From the listing below, restate word for word the lines from the line containing "Clone this chart in Observable Plot." down through the line containing "const ybcoErrors = [45, 122, 102];". Exclude pictures.

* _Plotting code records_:
□ □ □

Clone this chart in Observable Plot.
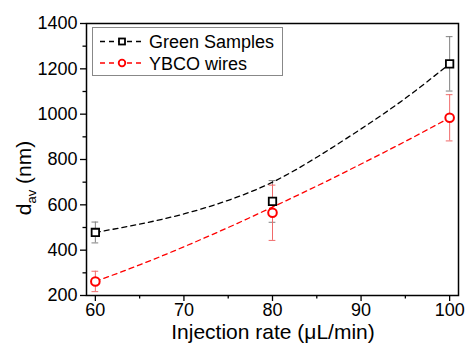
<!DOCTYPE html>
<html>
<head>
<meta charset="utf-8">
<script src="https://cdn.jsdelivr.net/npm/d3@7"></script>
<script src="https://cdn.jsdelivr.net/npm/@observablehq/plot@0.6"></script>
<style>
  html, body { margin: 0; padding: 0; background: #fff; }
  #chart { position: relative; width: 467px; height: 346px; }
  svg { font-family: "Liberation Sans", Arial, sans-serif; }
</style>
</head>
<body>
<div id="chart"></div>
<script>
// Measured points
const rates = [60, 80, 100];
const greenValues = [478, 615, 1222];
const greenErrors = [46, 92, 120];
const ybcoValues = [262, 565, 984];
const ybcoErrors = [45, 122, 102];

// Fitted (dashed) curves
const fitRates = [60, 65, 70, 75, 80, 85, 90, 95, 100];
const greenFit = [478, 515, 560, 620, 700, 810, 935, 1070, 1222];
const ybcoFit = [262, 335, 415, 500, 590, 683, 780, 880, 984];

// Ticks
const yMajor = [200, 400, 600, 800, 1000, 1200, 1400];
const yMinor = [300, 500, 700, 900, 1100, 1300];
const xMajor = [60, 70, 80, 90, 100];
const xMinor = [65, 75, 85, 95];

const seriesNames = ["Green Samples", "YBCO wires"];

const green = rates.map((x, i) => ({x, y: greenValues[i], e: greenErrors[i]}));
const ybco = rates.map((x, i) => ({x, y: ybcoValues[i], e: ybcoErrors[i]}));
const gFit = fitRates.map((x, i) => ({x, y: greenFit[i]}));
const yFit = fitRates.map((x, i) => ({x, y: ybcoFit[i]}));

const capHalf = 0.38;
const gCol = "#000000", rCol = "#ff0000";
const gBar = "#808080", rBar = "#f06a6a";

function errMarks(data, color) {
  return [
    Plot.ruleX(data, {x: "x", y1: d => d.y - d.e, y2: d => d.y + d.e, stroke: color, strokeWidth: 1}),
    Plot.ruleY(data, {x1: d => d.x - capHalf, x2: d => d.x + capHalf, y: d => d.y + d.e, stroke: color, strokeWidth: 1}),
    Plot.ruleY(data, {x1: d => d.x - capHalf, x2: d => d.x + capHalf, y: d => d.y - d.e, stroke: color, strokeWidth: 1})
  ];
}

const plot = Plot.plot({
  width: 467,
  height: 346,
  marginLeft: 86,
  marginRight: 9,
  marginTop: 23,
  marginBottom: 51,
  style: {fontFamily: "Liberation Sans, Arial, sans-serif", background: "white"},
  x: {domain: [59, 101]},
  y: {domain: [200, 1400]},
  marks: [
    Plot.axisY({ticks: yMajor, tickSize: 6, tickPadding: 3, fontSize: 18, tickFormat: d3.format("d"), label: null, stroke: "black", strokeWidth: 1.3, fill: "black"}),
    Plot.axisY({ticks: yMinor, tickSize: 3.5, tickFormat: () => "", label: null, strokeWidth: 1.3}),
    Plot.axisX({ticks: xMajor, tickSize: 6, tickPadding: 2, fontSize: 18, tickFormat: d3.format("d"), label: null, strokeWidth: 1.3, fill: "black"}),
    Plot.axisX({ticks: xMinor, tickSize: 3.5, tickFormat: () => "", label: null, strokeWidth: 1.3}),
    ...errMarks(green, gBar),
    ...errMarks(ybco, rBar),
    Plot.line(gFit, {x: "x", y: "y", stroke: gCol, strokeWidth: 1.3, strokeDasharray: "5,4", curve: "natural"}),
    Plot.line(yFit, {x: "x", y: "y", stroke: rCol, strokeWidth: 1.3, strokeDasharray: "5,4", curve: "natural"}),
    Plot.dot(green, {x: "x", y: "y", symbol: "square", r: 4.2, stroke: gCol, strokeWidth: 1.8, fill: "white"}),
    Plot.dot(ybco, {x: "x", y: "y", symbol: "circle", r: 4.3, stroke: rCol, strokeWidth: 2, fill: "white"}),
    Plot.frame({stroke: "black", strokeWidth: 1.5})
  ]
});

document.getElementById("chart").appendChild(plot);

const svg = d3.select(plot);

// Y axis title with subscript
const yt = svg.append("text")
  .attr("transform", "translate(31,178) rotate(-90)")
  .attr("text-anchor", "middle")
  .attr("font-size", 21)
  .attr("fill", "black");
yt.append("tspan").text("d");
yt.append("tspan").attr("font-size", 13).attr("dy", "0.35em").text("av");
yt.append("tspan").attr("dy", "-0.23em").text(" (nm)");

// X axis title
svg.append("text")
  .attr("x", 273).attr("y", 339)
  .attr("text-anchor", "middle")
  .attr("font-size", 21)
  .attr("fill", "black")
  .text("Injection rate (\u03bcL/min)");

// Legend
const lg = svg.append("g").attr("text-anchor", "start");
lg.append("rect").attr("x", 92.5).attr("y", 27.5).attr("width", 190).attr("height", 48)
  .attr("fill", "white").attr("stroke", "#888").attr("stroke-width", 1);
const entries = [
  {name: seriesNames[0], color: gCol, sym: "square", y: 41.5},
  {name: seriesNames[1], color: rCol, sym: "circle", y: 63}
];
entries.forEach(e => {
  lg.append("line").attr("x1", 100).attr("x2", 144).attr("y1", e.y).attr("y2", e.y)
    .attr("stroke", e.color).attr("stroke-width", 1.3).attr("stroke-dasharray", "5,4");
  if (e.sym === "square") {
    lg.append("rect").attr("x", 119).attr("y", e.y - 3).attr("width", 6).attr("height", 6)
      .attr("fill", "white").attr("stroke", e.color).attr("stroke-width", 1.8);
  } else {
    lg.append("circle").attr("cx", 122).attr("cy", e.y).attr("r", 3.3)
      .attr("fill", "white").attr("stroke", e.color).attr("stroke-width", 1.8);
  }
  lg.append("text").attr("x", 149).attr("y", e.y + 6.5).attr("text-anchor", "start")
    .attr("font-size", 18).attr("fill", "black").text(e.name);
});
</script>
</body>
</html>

□ □ □

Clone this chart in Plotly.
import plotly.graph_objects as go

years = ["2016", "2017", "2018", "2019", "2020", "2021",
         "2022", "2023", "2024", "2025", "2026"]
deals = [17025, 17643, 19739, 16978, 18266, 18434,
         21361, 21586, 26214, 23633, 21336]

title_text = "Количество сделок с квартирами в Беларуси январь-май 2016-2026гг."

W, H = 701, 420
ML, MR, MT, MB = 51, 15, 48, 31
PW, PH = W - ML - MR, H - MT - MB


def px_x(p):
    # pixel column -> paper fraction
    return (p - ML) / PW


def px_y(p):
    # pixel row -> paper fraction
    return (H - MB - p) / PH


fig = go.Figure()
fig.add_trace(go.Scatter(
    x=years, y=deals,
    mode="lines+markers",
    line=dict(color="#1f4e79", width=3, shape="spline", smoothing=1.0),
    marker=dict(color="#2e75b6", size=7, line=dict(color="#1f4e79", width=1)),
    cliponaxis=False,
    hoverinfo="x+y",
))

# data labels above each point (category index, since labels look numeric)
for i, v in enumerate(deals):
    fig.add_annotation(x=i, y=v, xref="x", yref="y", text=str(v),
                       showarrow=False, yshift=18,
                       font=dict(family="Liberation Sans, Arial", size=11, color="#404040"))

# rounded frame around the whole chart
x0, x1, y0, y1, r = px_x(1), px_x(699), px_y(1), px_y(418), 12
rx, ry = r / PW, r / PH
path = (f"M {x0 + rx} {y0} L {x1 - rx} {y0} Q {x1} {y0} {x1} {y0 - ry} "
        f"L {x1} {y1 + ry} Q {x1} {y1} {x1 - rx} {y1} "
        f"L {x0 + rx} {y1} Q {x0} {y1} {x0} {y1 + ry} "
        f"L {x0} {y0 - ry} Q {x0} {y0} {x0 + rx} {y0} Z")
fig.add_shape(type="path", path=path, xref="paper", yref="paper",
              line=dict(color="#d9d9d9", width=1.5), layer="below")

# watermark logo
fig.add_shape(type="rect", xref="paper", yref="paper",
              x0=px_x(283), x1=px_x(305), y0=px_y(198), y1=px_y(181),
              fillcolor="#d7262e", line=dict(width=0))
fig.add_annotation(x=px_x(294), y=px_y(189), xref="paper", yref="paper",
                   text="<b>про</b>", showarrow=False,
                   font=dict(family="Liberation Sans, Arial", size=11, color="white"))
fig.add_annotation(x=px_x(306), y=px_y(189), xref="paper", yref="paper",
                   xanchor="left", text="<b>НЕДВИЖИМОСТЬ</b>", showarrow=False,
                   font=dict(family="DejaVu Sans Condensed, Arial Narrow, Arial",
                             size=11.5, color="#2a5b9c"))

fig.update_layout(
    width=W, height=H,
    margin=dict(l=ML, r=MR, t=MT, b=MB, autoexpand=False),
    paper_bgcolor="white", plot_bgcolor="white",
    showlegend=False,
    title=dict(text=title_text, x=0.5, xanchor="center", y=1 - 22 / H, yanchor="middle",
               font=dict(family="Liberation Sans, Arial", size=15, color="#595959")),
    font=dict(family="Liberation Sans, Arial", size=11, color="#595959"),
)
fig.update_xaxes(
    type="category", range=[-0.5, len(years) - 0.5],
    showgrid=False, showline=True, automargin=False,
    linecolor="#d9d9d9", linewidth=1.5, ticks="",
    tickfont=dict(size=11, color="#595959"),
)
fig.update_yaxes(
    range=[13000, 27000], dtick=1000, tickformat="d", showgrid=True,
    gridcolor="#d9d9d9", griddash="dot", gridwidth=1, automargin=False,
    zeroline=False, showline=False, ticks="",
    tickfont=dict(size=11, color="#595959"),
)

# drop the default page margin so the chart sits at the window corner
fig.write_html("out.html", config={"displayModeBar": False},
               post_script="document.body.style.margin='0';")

□ □ □

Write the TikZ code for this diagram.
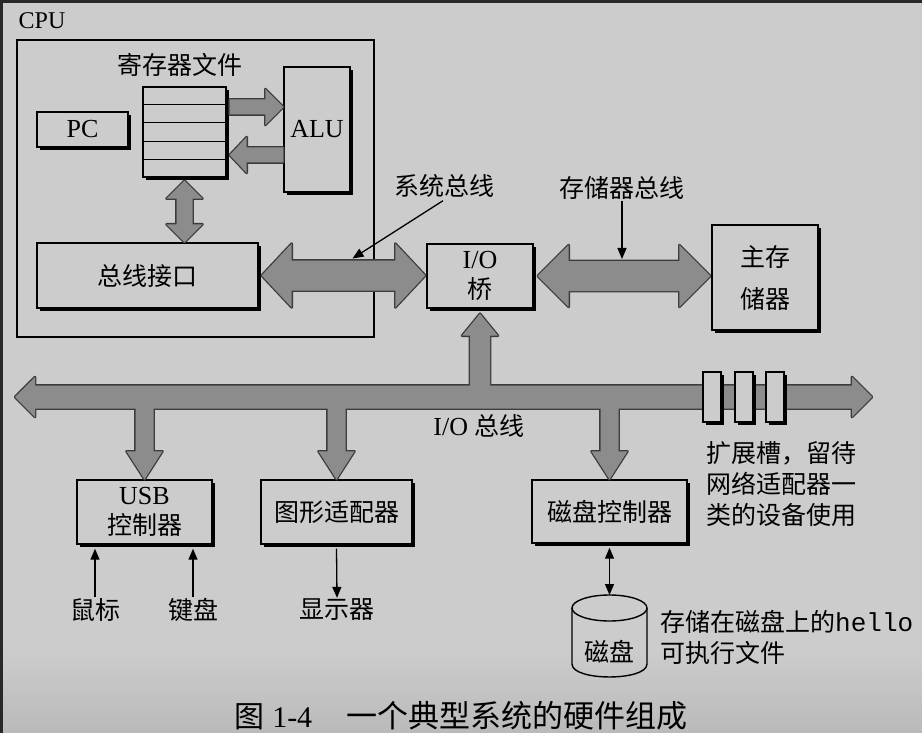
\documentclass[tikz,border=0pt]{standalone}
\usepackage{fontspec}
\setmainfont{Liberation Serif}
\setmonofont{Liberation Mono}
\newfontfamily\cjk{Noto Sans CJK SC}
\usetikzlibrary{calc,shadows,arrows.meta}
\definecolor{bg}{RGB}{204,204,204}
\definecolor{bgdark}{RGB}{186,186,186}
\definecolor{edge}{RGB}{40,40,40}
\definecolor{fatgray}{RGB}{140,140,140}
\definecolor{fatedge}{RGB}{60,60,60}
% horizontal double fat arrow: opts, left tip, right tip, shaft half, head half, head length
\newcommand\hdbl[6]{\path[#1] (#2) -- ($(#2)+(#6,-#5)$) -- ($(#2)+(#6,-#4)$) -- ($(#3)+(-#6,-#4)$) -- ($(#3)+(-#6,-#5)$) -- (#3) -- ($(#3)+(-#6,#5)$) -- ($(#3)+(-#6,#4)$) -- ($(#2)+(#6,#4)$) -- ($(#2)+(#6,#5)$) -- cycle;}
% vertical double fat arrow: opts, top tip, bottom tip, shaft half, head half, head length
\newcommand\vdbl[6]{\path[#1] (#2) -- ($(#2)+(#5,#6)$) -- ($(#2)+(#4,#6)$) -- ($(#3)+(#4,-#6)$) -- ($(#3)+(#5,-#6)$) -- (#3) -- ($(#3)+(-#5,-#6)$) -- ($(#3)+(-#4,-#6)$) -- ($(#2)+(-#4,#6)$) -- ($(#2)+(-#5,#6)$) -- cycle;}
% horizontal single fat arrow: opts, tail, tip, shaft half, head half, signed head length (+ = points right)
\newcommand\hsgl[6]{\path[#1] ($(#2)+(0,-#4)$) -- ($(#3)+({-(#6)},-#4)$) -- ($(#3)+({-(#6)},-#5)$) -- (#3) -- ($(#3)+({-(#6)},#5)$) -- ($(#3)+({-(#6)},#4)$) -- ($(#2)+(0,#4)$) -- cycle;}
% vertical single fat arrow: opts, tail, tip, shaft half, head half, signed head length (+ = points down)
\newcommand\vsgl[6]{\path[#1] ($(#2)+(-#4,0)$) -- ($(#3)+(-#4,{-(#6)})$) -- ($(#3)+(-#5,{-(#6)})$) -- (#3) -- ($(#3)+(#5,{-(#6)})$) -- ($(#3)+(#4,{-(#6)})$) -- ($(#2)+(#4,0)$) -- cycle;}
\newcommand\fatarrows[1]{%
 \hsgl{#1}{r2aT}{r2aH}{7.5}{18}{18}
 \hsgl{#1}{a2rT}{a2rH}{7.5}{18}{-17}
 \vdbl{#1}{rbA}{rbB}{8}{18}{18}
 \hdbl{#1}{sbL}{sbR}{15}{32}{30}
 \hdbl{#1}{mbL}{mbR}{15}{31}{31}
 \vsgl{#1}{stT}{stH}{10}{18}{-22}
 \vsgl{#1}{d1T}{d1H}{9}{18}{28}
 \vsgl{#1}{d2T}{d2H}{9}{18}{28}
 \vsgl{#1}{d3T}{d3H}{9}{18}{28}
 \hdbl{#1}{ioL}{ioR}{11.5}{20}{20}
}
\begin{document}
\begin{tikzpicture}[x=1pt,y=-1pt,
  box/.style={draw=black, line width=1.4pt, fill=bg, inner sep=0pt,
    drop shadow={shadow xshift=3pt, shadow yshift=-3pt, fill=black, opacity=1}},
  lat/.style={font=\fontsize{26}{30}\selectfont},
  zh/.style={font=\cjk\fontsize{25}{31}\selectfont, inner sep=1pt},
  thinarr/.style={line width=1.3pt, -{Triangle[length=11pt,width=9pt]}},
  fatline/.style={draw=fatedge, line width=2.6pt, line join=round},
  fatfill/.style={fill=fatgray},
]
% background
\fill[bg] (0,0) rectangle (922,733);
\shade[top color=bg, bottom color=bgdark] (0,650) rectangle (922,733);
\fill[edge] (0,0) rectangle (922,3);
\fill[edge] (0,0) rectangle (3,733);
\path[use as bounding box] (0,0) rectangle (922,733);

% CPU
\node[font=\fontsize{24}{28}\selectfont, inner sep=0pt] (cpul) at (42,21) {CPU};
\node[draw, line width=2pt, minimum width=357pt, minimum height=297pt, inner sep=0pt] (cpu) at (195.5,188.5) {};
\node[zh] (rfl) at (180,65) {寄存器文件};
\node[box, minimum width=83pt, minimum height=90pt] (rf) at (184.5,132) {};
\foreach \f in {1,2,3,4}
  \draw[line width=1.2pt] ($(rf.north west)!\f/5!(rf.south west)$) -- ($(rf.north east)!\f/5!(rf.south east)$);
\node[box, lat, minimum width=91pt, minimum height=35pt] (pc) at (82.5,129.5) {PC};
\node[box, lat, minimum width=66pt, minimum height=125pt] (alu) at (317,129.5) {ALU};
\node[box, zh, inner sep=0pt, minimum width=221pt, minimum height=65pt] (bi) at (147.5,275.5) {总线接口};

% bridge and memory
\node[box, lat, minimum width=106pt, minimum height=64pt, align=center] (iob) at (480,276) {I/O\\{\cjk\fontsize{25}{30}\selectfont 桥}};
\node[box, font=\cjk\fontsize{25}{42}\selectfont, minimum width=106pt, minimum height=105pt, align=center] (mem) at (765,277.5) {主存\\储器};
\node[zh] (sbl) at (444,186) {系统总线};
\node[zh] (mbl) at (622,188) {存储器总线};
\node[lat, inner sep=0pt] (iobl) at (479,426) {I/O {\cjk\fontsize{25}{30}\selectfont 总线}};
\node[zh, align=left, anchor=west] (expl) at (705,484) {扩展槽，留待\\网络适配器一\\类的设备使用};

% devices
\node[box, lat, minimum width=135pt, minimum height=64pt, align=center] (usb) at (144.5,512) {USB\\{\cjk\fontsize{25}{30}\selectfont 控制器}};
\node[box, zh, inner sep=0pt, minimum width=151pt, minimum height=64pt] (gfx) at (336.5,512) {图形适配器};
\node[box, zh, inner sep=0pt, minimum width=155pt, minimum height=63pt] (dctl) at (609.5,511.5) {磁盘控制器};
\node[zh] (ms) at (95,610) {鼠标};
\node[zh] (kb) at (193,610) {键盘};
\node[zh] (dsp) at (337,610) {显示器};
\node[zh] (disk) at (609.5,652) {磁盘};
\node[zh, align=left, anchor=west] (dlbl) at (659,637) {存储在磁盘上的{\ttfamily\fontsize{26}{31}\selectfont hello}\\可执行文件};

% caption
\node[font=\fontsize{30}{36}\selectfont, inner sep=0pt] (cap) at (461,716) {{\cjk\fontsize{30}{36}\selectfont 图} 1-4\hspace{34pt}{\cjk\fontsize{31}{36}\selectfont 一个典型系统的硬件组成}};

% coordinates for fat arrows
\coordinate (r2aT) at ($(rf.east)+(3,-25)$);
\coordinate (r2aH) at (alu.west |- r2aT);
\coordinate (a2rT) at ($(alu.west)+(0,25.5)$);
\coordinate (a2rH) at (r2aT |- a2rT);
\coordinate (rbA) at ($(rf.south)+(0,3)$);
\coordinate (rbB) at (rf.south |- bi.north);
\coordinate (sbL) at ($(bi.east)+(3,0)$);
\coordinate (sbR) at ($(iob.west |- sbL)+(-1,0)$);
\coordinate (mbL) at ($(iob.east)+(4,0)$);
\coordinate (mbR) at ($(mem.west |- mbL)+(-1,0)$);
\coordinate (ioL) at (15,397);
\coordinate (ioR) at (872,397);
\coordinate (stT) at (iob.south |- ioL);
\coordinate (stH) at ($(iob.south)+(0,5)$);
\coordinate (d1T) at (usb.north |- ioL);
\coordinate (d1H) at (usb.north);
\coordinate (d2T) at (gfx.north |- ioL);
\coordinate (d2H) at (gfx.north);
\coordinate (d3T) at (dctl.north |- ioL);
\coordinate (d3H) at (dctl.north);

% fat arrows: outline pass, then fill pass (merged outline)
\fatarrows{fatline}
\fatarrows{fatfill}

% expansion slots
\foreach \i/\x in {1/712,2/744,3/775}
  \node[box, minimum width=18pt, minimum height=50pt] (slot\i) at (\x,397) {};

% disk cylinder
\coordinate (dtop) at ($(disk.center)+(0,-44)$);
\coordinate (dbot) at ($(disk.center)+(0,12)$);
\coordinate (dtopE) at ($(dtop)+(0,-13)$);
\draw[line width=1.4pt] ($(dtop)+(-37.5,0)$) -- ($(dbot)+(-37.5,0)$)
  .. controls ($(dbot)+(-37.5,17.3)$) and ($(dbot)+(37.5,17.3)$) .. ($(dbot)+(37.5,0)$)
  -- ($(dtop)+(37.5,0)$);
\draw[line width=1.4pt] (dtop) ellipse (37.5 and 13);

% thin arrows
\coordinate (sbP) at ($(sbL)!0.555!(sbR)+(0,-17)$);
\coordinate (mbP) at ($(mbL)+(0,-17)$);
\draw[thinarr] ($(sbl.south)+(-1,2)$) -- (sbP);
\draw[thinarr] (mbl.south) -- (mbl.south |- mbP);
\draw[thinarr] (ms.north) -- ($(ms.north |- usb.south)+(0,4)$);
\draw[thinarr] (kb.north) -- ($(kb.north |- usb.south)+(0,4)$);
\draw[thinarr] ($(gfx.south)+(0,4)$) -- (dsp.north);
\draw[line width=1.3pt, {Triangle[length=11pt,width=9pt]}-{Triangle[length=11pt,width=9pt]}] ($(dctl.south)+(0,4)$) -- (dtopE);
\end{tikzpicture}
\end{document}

□ □ □

* _Exercise solution_:
Clone this chart in Observable Plot.
<!DOCTYPE html>
<html>
<head>
<meta charset="utf-8">
<script src="https://cdn.jsdelivr.net/npm/d3@7"></script>
<script src="https://cdn.jsdelivr.net/npm/@observablehq/plot@0.6"></script>
<style>
  html, body { margin: 0; padding: 0; background: #fff; }
  #chart { position: relative; width: 467px; height: 346px; }
  svg { font-family: "Liberation Sans", Arial, sans-serif; }
</style>
</head>
<body>
<div id="chart"></div>
<script>
// Measured points
const rates = [60, 80, 100];
const greenValues = [478, 615, 1222];
const greenErrors = [46, 92, 120];
const ybcoValues = [262, 565, 984];
const ybcoErrors = [45, 122, 102];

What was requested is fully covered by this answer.